First, Cavallo announced the future creation of a “basket” linking the peso to the U.S. dollar and EU euro. He subsequently established a special exchange rate for exports and imports. But instead of strengthening confidence, these measures are viewed as a creeping devaluation.

Moreover, since Cavallo announced a “zero deficit” plan a month ago, more than half of the country’s 23 provincial governments have begun making plans to issue bonds, which will complicate the federal government’s efforts to achieve planned spending cuts.

The provincial government of Buenos Aires, the country’s wealthiest province, has in fact already issued a new emergency currency as a substitute for lost peso tax revenues doled out by the federal government.

With the IMF’s package in hand, President Fernando de la Rua must now persuade the country’s political establishment — including his own ruling political alliance, the Peronist opposition party and 23 cash-starved provincial governors — to support steep spending cuts designed to eliminate the fiscal deficit immediately.

Such cuts will raise unemployment, depress growth and likely fuel more social protests. Argentina’s politically weak and unpopular president will have a very difficult time gaining the across-the-board support needed for the successful implementation of the highly unpopular “zero deficit” plan ahead of the October congressional elections.

The entire 72-member Senate is up for election, plus half of the 257-member Chamber of Deputies. The Justicialist Party of the Peronist opposition likely will retain control of the Senate and win control of the Chamber of Deputies, where the ruling left-of-center Radical Civic Union has a slim majority. Peronist leaders expect to win control of Congress by capitalizing on widespread public discontent with de La Rua.

For Peronist leaders, however, the happy prospect of controlling both the Senate and Chamber of Deputies is dampened by concerns about the economy’s deepening crisis and the fact that de la Rua’s presidency doesn’t end until 2003.

Senior Peronist leaders have already held talks with government officials on the post-election formation of a “national unity government” that would bring Peronists into de la Rua’s Cabinet.

A three-way alliance between de la Rua, Cavallo’s small political organization and the Peronist opposition would provide the president with enough political support to reach the end of his term in 2003. For the Peronists in control of Congress as of Oct. 15, an alliance with de la Rua’s government would give them more direct influence over the government’s economic and social policies.

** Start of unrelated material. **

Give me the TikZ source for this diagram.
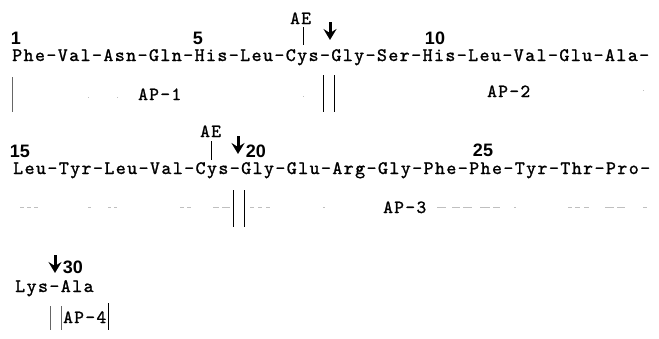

The Peronists will most likely carry out the same unpopular reforms as de la Rua, but they will use the alliance as political cover and focus any resulting social discontent at the president and his party. The reforms will help Argentina in the long run, but neither the Peronists nor the IMF funds will keep the country from defaulting on its debt possibly by early next year.

The financial contagion from such a default will spread quickly to Brazil, Mexico and Turkey and will rock other emerging markets around the world. If Argentina’s government seeks to restructure its foreign debts, other governments in the region may quickly follow suit. And in Washington, already weak political support for expanding trade with Latin America will fade quickly.